● **DO THIS**: Identify the lines that contain the string "code" and copy all of them.

● **STORED DATA**:
╔══
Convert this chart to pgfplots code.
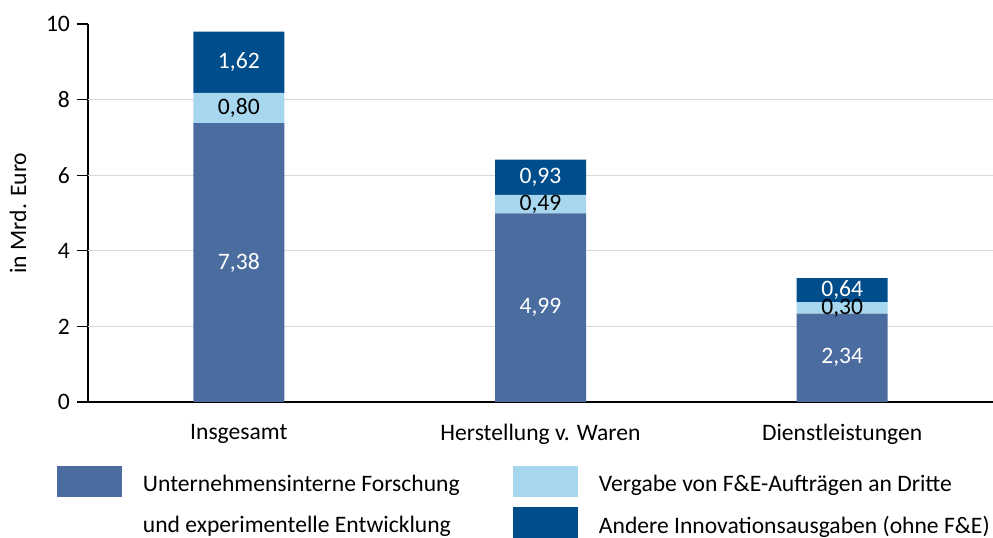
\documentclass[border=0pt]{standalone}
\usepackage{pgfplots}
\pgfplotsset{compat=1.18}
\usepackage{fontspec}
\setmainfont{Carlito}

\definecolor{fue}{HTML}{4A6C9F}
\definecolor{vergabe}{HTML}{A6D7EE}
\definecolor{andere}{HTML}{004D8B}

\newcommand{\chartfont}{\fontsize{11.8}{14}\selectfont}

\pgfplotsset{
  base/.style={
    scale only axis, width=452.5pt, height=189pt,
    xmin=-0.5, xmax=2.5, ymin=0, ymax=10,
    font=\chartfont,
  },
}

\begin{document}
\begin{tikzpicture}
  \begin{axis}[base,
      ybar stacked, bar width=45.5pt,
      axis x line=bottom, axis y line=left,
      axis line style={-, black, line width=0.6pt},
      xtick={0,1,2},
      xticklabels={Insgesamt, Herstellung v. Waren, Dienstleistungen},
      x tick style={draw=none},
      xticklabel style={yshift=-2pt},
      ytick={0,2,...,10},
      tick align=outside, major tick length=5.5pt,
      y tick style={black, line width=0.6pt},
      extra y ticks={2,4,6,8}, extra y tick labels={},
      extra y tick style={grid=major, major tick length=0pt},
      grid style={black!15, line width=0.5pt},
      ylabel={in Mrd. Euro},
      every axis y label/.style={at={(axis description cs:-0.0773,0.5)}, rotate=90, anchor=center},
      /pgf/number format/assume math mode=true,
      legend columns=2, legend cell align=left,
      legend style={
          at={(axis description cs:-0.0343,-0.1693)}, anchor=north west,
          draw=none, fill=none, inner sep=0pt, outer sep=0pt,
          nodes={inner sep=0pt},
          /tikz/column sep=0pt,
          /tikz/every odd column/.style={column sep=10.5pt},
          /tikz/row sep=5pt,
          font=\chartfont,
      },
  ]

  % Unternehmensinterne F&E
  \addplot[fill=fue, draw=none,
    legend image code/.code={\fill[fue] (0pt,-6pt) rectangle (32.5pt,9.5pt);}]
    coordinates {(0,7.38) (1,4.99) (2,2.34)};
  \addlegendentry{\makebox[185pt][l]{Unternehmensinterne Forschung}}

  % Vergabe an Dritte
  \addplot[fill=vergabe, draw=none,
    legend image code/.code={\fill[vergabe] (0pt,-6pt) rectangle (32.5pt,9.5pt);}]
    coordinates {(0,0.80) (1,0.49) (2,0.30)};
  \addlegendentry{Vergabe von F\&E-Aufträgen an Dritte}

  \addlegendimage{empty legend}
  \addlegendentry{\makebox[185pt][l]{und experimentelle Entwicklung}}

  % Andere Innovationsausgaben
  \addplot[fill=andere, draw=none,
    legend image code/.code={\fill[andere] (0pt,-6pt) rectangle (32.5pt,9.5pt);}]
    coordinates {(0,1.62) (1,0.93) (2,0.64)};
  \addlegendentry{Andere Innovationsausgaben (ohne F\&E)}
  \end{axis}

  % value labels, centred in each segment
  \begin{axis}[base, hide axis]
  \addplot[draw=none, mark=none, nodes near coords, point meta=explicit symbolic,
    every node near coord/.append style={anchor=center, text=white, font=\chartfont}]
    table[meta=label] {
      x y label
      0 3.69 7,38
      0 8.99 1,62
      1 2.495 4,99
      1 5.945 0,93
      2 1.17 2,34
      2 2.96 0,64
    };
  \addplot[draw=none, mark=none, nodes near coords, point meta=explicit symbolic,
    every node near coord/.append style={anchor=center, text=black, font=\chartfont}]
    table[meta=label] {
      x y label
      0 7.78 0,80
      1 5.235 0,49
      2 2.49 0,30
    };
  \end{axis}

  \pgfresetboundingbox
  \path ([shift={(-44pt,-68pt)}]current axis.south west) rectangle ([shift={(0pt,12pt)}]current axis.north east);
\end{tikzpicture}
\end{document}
╚══
● **TASK ANSWER**:
Convert this chart to pgfplots code.
    legend image code/.code={\fill[fue] (0pt,-6pt) rectangle (32.5pt,9.5pt);}]
    legend image code/.code={\fill[vergabe] (0pt,-6pt) rectangle (32.5pt,9.5pt);}]
    legend image code/.code={\fill[andere] (0pt,-6pt) rectangle (32.5pt,9.5pt);}]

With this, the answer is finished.